To effectively meet business objectives, compliance requirements and all the other associated needs, IT must have strong, consistent controls over who has access to critical applications and data — and they must be able to prove them. That’s where identity governance and administration (IGA) comes into play.
What is Identity Governance and Administration?
IGA represents the convergence of identity management and compliance. It oversees the process of assuring the right to authorize user access and ensures proper execution according to established protocols and business standards.
“User provisioning allowed identities to be tied to accounts and coordinated coarse-grained account life cycles with global identity life cycles. Access governance pierced the veil of accounts to reveal the entitlements that represent the privileges that users actually possess.” Brian Iverson, Gartner
IGA tools are used to collect and correlate the various identity and access rights data that exist throughout an organization. The data can then be used to help organizations define, enforce, review, certify, recertify, and audit their IAM policies; map IAM functions to compliance requirements, and audit user access to support compliance reporting. Simply put, IGA adds the “governance” level to the discipline of IAM.

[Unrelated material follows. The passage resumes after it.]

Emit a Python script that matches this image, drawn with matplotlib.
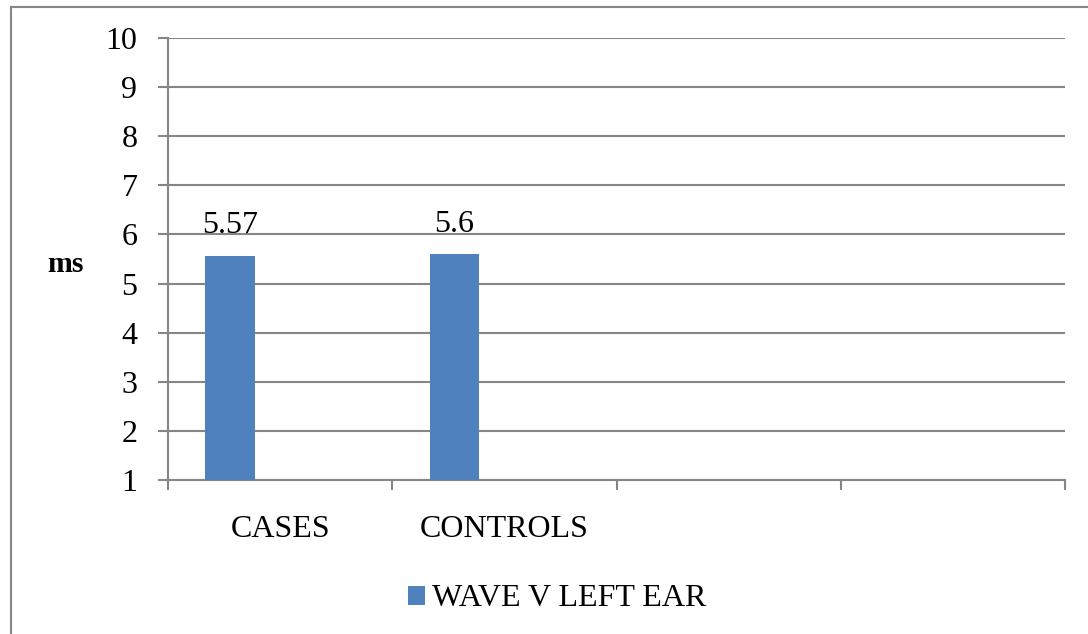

IGA: Where Access Policies Begin, Evolve and Comply
IGA is not just a system of checks and balances for identity access management (IAM) or a tool for automating processes, including authorization. Rather, it is the first stage of policy lifecycle management.
In simple terms, IGA is the source of information about already existing access policies or, more precisely, the information used to create those policies. It addresses, defines and tracks what data needs to be protected, who can access specific data, who approves that access and if the access is appropriate for the restorer’s job function or role. It also defines what the data can be used to do, if there are any time restrictions or other qualifications associated with the access, and if access privileges need to be changed for any reason.
The Business of IGA
IGA defines the “business” for authorization because it brings the required logic that connected identities to what functions and data they should access. Having that logic written in “business” policies makes it more accessible and understandable to the diverse stakeholders involved in IAM projects, from HR to the C-suite. It also enables organizations to enforce policies and map governance functions to compliance requirements, enabling internal auditors to detect issues in real-time. Usage analytics and other features help reduce certification fatigue and the associated “rubber stamping.” That makes it invaluable for verifying access policies for compliance audits and re-certification.
In addition, IGA tools can be used to automate the processes involved in authorization, reducing operational overhead. Automating authorization processes not only speed up authorization decisions. It helps companies be more responsive to changing data access needs as it expedites the identification of new or changing requirements for audit and regulations.
Some IGA tools also enable rapid application on boarding by saving application owners time and resources in managing and governing access. Equipped with the ability to clean up the metadata of role and entitlements, they can improve the data quality and ownership of resources.
In essence, IGA is both a compliance and business enabler. The right stakeholders get the right access to the right data — in accordance with regulatory requirements, so they can do their jobs, the business can run smoothly and compliance obligations are met.
Policy-based IGA takes IGA to the next level by making your policies and the connections between identities and data within your organization visible. Policy-based IGA makes the correlation between identity and access rights clear and apparent, enabling true end-to-end user visibility. Policy-based IGA makes it easier to understand what you have in place in your organization by bringing the logic behind the definitions, authorizations, entitlements and access requirements that you have today to light.